In an ambitious move, the acclaimed Polish game developer and publisher behind hits like The Witcher and Cyberpunk 2077 has set its sights on accelerating the release cadence for its major AAA titles going forward.
During CD Projekt Red’s recent Q1 2024 earnings call, joint CEO Michał Nowakowski laid out the company’s plans to make its launch schedule “less lumpy” by having multiple large-scale projects in simultaneous development.
Nowakowski pointed to CD Projekt’s recent experience working on the Cyberpunk 2077 expansion Phantom Liberty in parallel with the next mainline Witcher game, codenamed Polaris, as an example of the studio’s increasing bandwidth.
“We already worked on two projects at the same time when we worked on [Phantom Liberty] because that was a game-sized project with almost 300 people working on it, and at the same time we have already been working on Polaris,” he explained.
Indeed, the company has rapidly expanded its development workforce to a sizable 630 employees as of April 30th, with the vast majority dedicated to Polaris which is intended to launch a new Witcher trilogy.
However, Polaris and the upcoming Cyberpunk 2 being developed at CD Projekt’s Boston studio are just two of the company’s active AAA projects. Nowakowski also namechecked the mysterious “Project Sirius”, another Boston team collaborating with The Molasses Flood, and even a remake of the original Witcher game outsourced to Canis Majoris.
“You can definitely expect us to release more titles, and the cadence of launches is something we definitely plan to increase,” Nowakowski stated, though he remained tight-lipped on specific release timing for the company’s stacked pipeline.
For a developer once notorious for years-long gaps between its blockbuster RPG launches, CD Projekt Red’s new multi-project approach backed by an enlarged workforce signals a strategic shift towards capitalizing on its major franchises at an accelerated pace.

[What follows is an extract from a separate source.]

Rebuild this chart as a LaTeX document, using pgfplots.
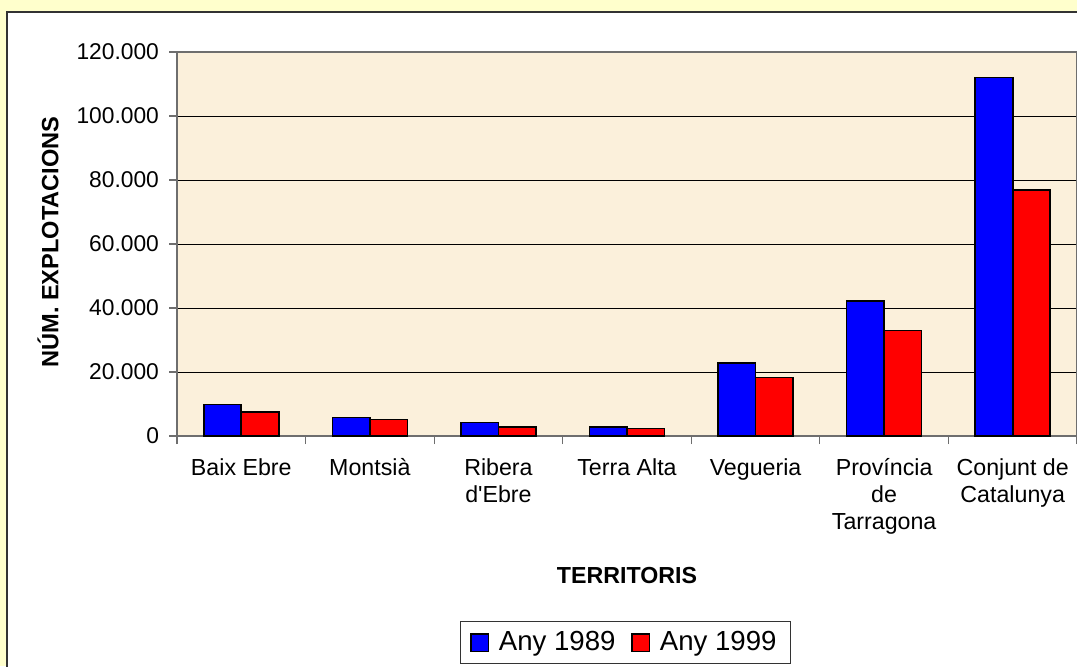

As CD Projekt proves it can successfully juggle this bounty of simultaneous AAA productions, fans of The Witcher, Cyberpunk, and the company’s other major IPs could potentially see new releases arrive more frequently than prior generational gaps.
Of course, the scale and complexity of CD Projekt’s ambitions also raise questions about sustainable development practices learned from Cyberpunk 2077’s rocky launch. But under new leadership and with the Witcher IP’s bright future ahead, the revamped studio appears determined to fire on all cylinders in pursuit of becoming a well-oiled AAA heavyweight.